For all that, Yorick is a mess.  The performances are fine, great even.  Grandage's script privileges us with a rare viewing of both gravediggers and all their banter, both female with the key clown played with a very good scouse accent.  One of the few occasions I laughed here was during the back and forth with Hamlet in relation to whose grave it is.  But Frankcom has gone symbolic, with dirt or some such replaced with a jumble of clothing with Yorick's skull represented by a cardigan with knot in the middle (pictured).  When Ophelia's funeral arrives, her body is represented by the blouse she was wearing during the madness scene and its lain on the ground, the whole business just looks silly, plus it feels wrong that Peake be denied the opportunity to play with an actual skull.

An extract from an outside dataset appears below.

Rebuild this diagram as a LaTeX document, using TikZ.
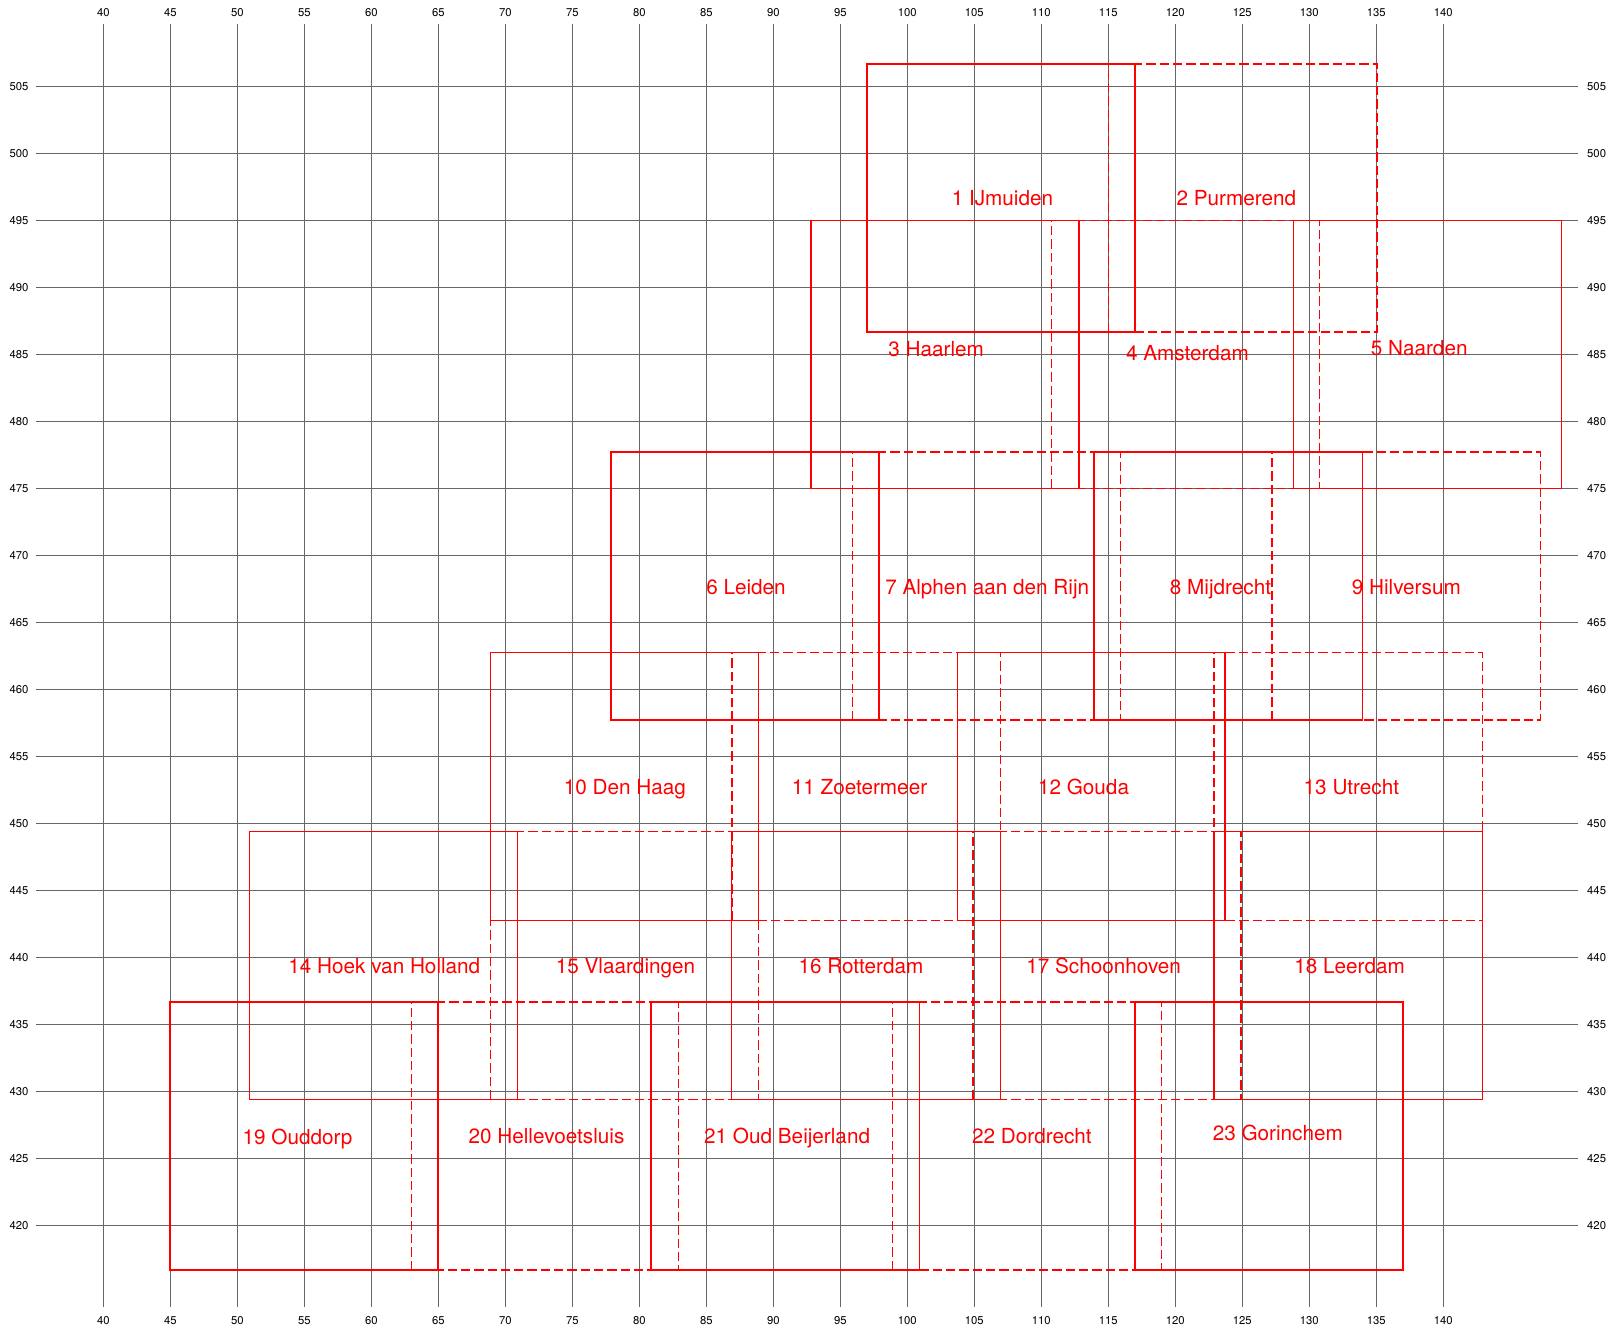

Ultimately not the best production I've seen but it thrums along to its own rhythm.  It takes a special production for me to really become involved in the story any more having seen it so many times, and although there are too many Brechtian distancing effects on this occasion, the compensation of hearing the text performed well is its own reward.  Having Peake play Hamlet doesn't feel controversial and she's more convincing than many of her male counterparts.  Ideally in future there'll be much more gender neutral casting across all productions so long as there's enough leeway in the text and Hamlet's the most accessible of the lot.  Now I'm imagining what Catherine Tate, Gugu Mbatha-Raw or even, yes, Romola Garai would do with the role.